While the chief was clear on a no-tear gas policy (at least for the 19th and I intersection), he did not say anything about the use of pepper spray, which made one of several appearances of the day a bit later one street over. Around 12:30 p.m., the anarchists under the black flag -- many of whom dressed to look like either subcommandante Marcos or Taliban women -- rallied around a wheel-borne dumpster at 20th and Pennsylvania, and began rolling it east on I Street. Turning the receptacle south on I Street, the crowd moved towards a police barricade not far from the corner of H Street. About three-fourths of the way down, police suddenly let fly streams of pepper spray, sending many scrambling back up the street and causing more than a few to collapse in pain. The anarchist-led throng renewed its advance, however, gradually moving closer, accompanied by a phalanx of media. A squad of police motorcycles rounded the corner behind the barricade, ratcheting up the tension. Once again, Ananda Daas from Humbolt County was on hand, tulip petals tucked in his waistband, but he seemed more than a little cautious about putting his mellow vibe between twitchy cops and strident anarchists. But then, Executive Assistant Police Chief Terrance Gainer -- he who on Saturday had speciously held that the presence of culinary pepper at the Mobilization for Global Justice's now-forcibly demobilized headquarters was a potential ingredient for homemade pepper spray -- appeared on the scene, pleading for "de-escalation."
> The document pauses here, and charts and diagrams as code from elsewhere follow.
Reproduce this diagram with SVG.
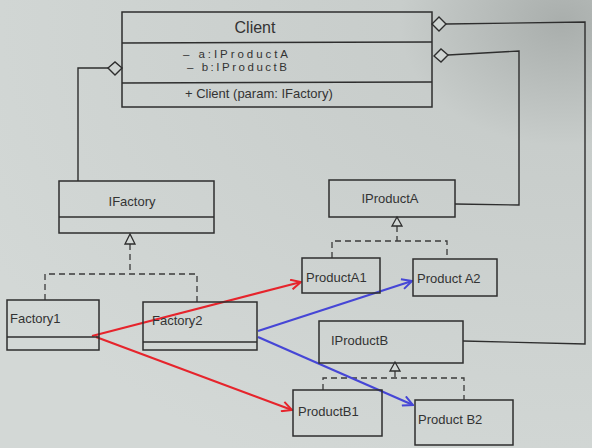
<svg xmlns="http://www.w3.org/2000/svg" width="592" height="448" viewBox="0 0 592 448">
<defs>
<radialGradient id="bg" cx="0.95" cy="0.05" r="1.1">
<stop offset="0" stop-color="#a9aeac"/>
<stop offset="0.25" stop-color="#c8cdcb"/>
<stop offset="1" stop-color="#d3d8d6"/>
</radialGradient>
<marker id="arR" viewBox="0 0 12 12" refX="11" refY="6" markerWidth="12" markerHeight="12" markerUnits="userSpaceOnUse" orient="auto">
<path d="M1,1 L11,6 L1,11" fill="none" stroke="#e6242c" stroke-width="2"/>
</marker>
<marker id="arB" viewBox="0 0 12 12" refX="11" refY="6" markerWidth="12" markerHeight="12" markerUnits="userSpaceOnUse" orient="auto">
<path d="M1,1 L11,6 L1,11" fill="none" stroke="#4646d6" stroke-width="2"/>
</marker>
</defs>
<style>
.box{fill:none;stroke:#2e2e2e;stroke-width:1.5}
.ln{fill:none;stroke:#2e2e2e;stroke-width:1.4}
.dash{fill:none;stroke:#3a3a3a;stroke-width:1.3;stroke-dasharray:6,4}
.tri{fill:#d3d8d6;stroke:#2e2e2e;stroke-width:1.3}
.dia{fill:#d0d5d3;stroke:#2e2e2e;stroke-width:1.4}
text{font-family:"Liberation Sans",Arial,sans-serif;fill:#333;font-size:13px}
.t{font-size:16px}
.s{font-size:11.5px}
.red{fill:none;stroke:#e6242c;stroke-width:2.2}
.blue{fill:none;stroke:#4646d6;stroke-width:2.2}
</style>
<rect width="592" height="448" fill="url(#bg)"/>

<g id="connectors">
<!-- aggregation IFactory -->
<polyline class="ln" points="108,68 78,68 78,181"/>
<polygon class="dia" points="122,68 115,62 108,68 115,75"/>
<!-- aggregation IProductA / IProductB -->
<polyline class="ln" points="446,24 585,22 585,344 463,341"/>
<polygon class="dia" points="432,24 439,17 446,24 439,31"/>
<polyline class="ln" points="448,55 519,51 519,205 455,204"/>
<polygon class="dia" points="434,56 441,49 448,55 441,62"/>
<!-- realization IFactory -->
<polyline class="dash" points="130,244 130,274"/>
<polyline class="dash" points="45,300 45,274 197,274 197,302"/>
<polygon class="tri" points="130,234 125,244 135,244"/>
<!-- realization IProductA -->
<polyline class="dash" points="397,226 397,241"/>
<polyline class="dash" points="332,258 332,241 447,241 447,259"/>
<polygon class="tri" points="397,217 392,226 402,226"/>
<!-- realization IProductB -->
<polyline class="dash" points="395,371 395,378"/>
<polyline class="dash" points="323,390 323,378 464,378 464,400"/>
<polygon class="tri" points="395,362 390,371 400,371"/>
<!-- creation arrows -->
<line class="red" x1="92" y1="336" x2="301" y2="282" marker-end="url(#arR)"/>
<line class="red" x1="96" y1="337" x2="292" y2="410" marker-end="url(#arR)"/>
<line class="blue" x1="258" y1="331" x2="412" y2="281" marker-end="url(#arB)"/>
<line class="blue" x1="258" y1="337" x2="413" y2="405" marker-end="url(#arB)"/>
</g>

<g id="Client">
<rect class="box" x="122" y="12" width="310" height="95"/>
<line class="ln" x1="122" y1="43" x2="432" y2="42"/>
<line class="ln" x1="122" y1="83" x2="432" y2="82"/>
<text class="t" x="255" y="33" text-anchor="middle">Client</text>
<text class="s" x="183" y="58" textLength="105" lengthAdjust="spacing">– a:IProductA</text>
<text class="s" x="187" y="71" textLength="100" lengthAdjust="spacing">– b:IProductB</text>
<text x="185" y="98">+ Client (param: IFactory)</text>
</g>

<g id="IFactory">
<rect class="box" x="59" y="181" width="155" height="52"/>
<line class="ln" x1="59" y1="217" x2="214" y2="217"/>
<text x="132" y="206" text-anchor="middle">IFactory</text>
</g>

<g id="Factory1">
<rect class="box" x="7" y="300" width="92" height="50"/>
<line class="ln" x1="7" y1="337" x2="99" y2="337"/>
<text x="10" y="323">Factory1</text>
</g>

<g id="Factory2">
<rect class="box" x="143" y="302" width="114" height="48"/>
<line class="ln" x1="143" y1="342" x2="257" y2="342"/>
<text x="152" y="325">Factory2</text>
</g>

<g id="IProductA">
<rect class="box" x="329" y="180" width="126" height="37"/>
<text x="390" y="203" text-anchor="middle">IProductA</text>
</g>

<g id="ProductA1">
<rect class="box" x="302" y="258" width="78" height="35"/>
<text x="306" y="282">ProductA1</text>
</g>

<g id="ProductA2">
<rect class="box" x="413" y="259" width="84" height="37"/>
<text x="417" y="283">Product A2</text>
</g>

<g id="IProductB">
<rect class="box" x="319" y="321" width="144" height="42"/>
<text x="331" y="345">IProductB</text>
</g>

<g id="ProductB1">
<rect class="box" x="293" y="390" width="89" height="46"/>
<text x="298" y="416">ProductB1</text>
</g>

<g id="ProductB2">
<rect class="box" x="415" y="400" width="98" height="45"/>
<text x="418" y="424">Product B2</text>
</g>
</svg>
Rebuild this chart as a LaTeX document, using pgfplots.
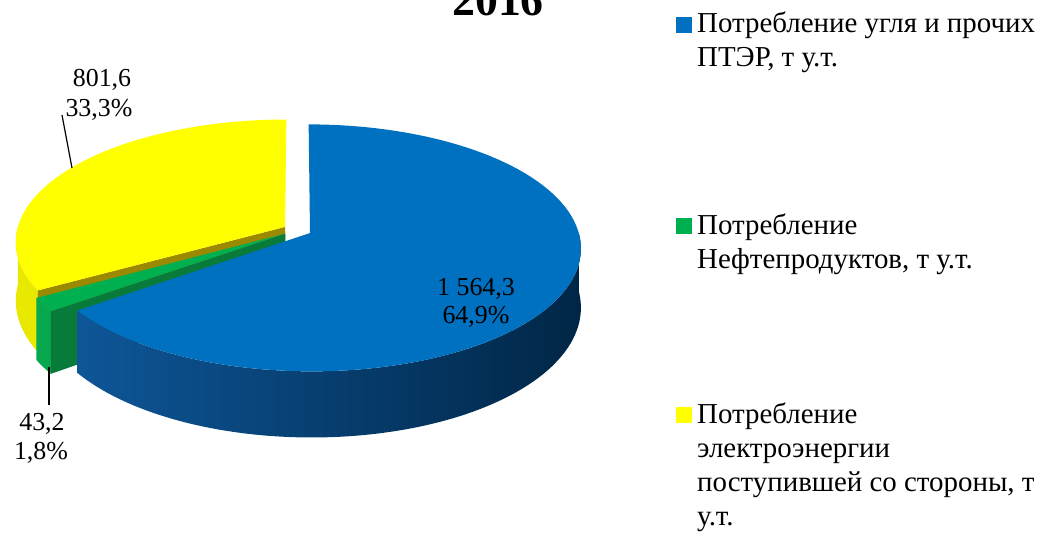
\documentclass[border=0pt]{standalone}
\usepackage{fontspec}
\setmainfont{Liberation Serif}
\usepackage{pgfplots}
\pgfplotsset{compat=1.18}
\usepackage{pgfplotstable}

\definecolor{cBlueTop}{RGB}{0,112,192}
\definecolor{cBlueSideL}{RGB}{14,86,152}
\definecolor{cBlueSideR}{RGB}{0,38,70}
\definecolor{cGreenTop}{RGB}{0,176,80}
\definecolor{cGreenSide}{RGB}{8,168,78}
\definecolor{cGreenCut}{RGB}{8,122,58}
\definecolor{cYelTop}{RGB}{255,255,0}
\definecolor{cYelSide}{RGB}{232,232,0}
\definecolor{cYelCut}{RGB}{155,138,0}

% values, t u.t.
\pgfplotstableread{
name value
coal 1564.3
oil 43.2
elec 801.6
}\piedata

\pgfplotstablegetelem{0}{value}\of\piedata \let\vA\pgfplotsretval
\pgfplotstablegetelem{1}{value}\of\piedata \let\vB\pgfplotsretval
\pgfplotstablegetelem{2}{value}\of\piedata \let\vC\pgfplotsretval
\pgfmathsetmacro\tot{\vA+\vB+\vC}
\pgfmathsetmacro\spA{\vA/\tot*360}
\pgfmathsetmacro\spB{\vB/\tot*360}
% blue (coal): clockwise from the top
\pgfmathsetmacro\bL{90-\spA}
\pgfmathsetmacro\bH{90}
\pgfmathsetmacro\bM{90-\spA/2}
% green (oil)
\pgfmathsetmacro\gH{450-\spA}
\pgfmathsetmacro\gL{450-\spA-\spB}
\pgfmathsetmacro\gM{450-\spA-\spB/2}
% yellow (electricity)
\pgfmathsetmacro\yL{90}
\pgfmathsetmacro\yH{450-\spA-\spB}
\pgfmathsetmacro\yM{(\yL+\yH)/2}

\tikzset{lbl/.style={font=\fontsize{26}{29}\selectfont, inner sep=0pt},
         leg/.style={font=\fontsize{29}{34}\selectfont, inner sep=0pt, anchor=base west}}

\begin{document}
\begin{tikzpicture}[declare function={
  PX(\u,\v)=297.3+268*\u/(1+0.12*\v);
  PY(\u,\v,\z)=230.1+(-121*\v+58*\z)/(1+0.12*\v);
  aa(\q,\aL,\aH)=\aL+(\aH-\aL)*min(max(\q,0),100)/100;
  rr(\q)=(\q>-0.5)*(\q<100.5);
  ff(\q,\aL,\aH)=(\q<100.5)*(\aL+(\aH-\aL)*\q/100)+(\q>100.5)*(\aH-(\aH-\aL)*(\q-101)/100);
  zz(\q)=(\q>100.5);
  rq(\q)=(\q>0.5)*(\q<2.5);
  zq(\q)=(\q>1.5);
}]
\begin{axis}[
  at={(0,0)}, anchor=south west,
  width=1048bp, height=537bp, scale only axis,
  xmin=0, xmax=1048, ymin=0, ymax=537, y dir=reverse,
  hide axis, clip=false,
]
% ---- yellow slice (exploded 0.053) ----
\addplot[fill=cYelSide, draw=none, samples at={0,1,...,201}]
 ({PX(cos(ff(\x,180,\yH))+0.053*cos(\yM), sin(ff(\x,180,\yH))+0.053*sin(\yM))},
  {PY(cos(ff(\x,180,\yH))+0.053*cos(\yM), sin(ff(\x,180,\yH))+0.053*sin(\yM), zz(\x))});
\addplot[fill=cYelCut, draw=none, samples at={0,1,2,3}]
 ({PX(rq(\x)*cos(\yH)+0.053*cos(\yM), rq(\x)*sin(\yH)+0.053*sin(\yM))},
  {PY(rq(\x)*cos(\yH)+0.053*cos(\yM), rq(\x)*sin(\yH)+0.053*sin(\yM), zq(\x))});
\addplot[fill=cYelTop, draw=none, samples at={-1,0,1,...,100,101}]
 ({PX(rr(\x)*cos(aa(\x,\yL,\yH))+0.053*cos(\yM), rr(\x)*sin(aa(\x,\yL,\yH))+0.053*sin(\yM))},
  {PY(rr(\x)*cos(aa(\x,\yL,\yH))+0.053*cos(\yM), rr(\x)*sin(aa(\x,\yL,\yH))+0.053*sin(\yM), 0)});
% ---- green slice ----
\addplot[fill=cGreenSide, draw=none, samples at={0,1,...,201}]
 ({PX(cos(ff(\x,\gL,\gH))+0.053*cos(\gM), sin(ff(\x,\gL,\gH))+0.053*sin(\gM))},
  {PY(cos(ff(\x,\gL,\gH))+0.053*cos(\gM), sin(ff(\x,\gL,\gH))+0.053*sin(\gM), zz(\x))});
\addplot[fill=cGreenCut, draw=none, samples at={0,1,2,3}]
 ({PX(rq(\x)*cos(\gH)+0.053*cos(\gM), rq(\x)*sin(\gH)+0.053*sin(\gM))},
  {PY(rq(\x)*cos(\gH)+0.053*cos(\gM), rq(\x)*sin(\gH)+0.053*sin(\gM), zq(\x))});
\addplot[fill=cGreenTop, draw=none, samples at={-1,0,1,...,100,101}]
 ({PX(rr(\x)*cos(aa(\x,\gL,\gH))+0.053*cos(\gM), rr(\x)*sin(aa(\x,\gL,\gH))+0.053*sin(\gM))},
  {PY(rr(\x)*cos(aa(\x,\gL,\gH))+0.053*cos(\gM), rr(\x)*sin(aa(\x,\gL,\gH))+0.053*sin(\gM), 0)});
% ---- blue slice ----
\addplot[left color=cBlueSideL, right color=cBlueSideR, draw=none, samples at={0,1,...,201}]
 ({PX(cos(ff(\x,\bL,0))+0.053*cos(\bM), sin(ff(\x,\bL,0))+0.053*sin(\bM))},
  {PY(cos(ff(\x,\bL,0))+0.053*cos(\bM), sin(ff(\x,\bL,0))+0.053*sin(\bM), zz(\x))});
\addplot[fill=cBlueTop, draw=none, samples at={-1,0,1,...,100,101}]
 ({PX(rr(\x)*cos(aa(\x,\bL,\bH))+0.053*cos(\bM), rr(\x)*sin(aa(\x,\bL,\bH))+0.053*sin(\bM))},
  {PY(rr(\x)*cos(aa(\x,\bL,\bH))+0.053*cos(\bM), rr(\x)*sin(aa(\x,\bL,\bH))+0.053*sin(\bM), 0)});

% ---- title ----
\node[anchor=base, font=\bfseries\fontsize{46}{46}\selectfont] at (axis cs:498,16) {2016};

% ---- data labels ----
\node[lbl, anchor=base] at (axis cs:102,87) {801,6};
\node[lbl, anchor=base] at (axis cs:99,117) {33,3\%};
\node[lbl, anchor=base] at (axis cs:476,295) {1~564,3};
\node[lbl, anchor=base] at (axis cs:476,323) {64,9\%};
\node[lbl, anchor=base] at (axis cs:42,430) {43,2};
\node[lbl, anchor=base] at (axis cs:41,459) {1,8\%};
\draw[line width=1.2bp] (axis cs:62,115) -- (axis cs:72,168);
\draw[line width=1.2bp] (axis cs:49,367) -- (axis cs:49,405);

% ---- legend ----
\fill[cBlueTop] (axis cs:676,17) rectangle (axis cs:692,33);
\fill[cGreenTop] (axis cs:676,218) rectangle (axis cs:692,234);
\fill[cYelTop] (axis cs:676,407) rectangle (axis cs:692,423);
\node[leg] at (axis cs:697,33) {Потребление угля и прочих};
\node[leg] at (axis cs:697,67) {ПТЭР, т у.т.};
\node[leg] at (axis cs:697,234) {Потребление};
\node[leg] at (axis cs:697,268) {Нефтепродуктов, т у.т.};
\node[leg] at (axis cs:697,423) {Потребление};
\node[leg] at (axis cs:697,457) {электроэнергии};
\node[leg] at (axis cs:697,491) {поступившей со стороны, т};
\node[leg] at (axis cs:697,525) {у.т.};
\end{axis}
\pgfresetboundingbox
\path[use as bounding box] (0,0) rectangle (1048bp,537bp);
\end{tikzpicture}
\end{document}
"Lower the gas guns," he ordered his officers, asking "everybody just chill out." After being called "the biggest [expletive deleted] hypocrite I've ever seen" and other sundry epithets, the District's number two police officer engaged protesters in what very well may be the longest discussion ever held on the protocol of Metropolitan Police Department badges. The absence of badges on the shirts or jackets of a few officers drew the ire of the anarchists, who vitriolically characterized the officers as everything from lawbreakers to intelligence agents. Gainer tried to explain that as the day had started out with intermittent rain and was currently sunny, the officers had changed jackets and shirts several times and hadn't always had the time to transfer their badges. The protesters were having none of it. But by early afternoon, most had drifted away -- not just at 18th and I, but elsewhere, too. The meetings of the IMF and the World Bank had not, as the day's organizers intended, been shut down. Nonetheless, numerous delegates were inconvenienced, and all involved in the attempt could feel proud at having helped necessitate the shutdown of 50 downtown blocks. As of Sunday night, protesters were updating their plans, strategizing for another round of direct actions on Monday.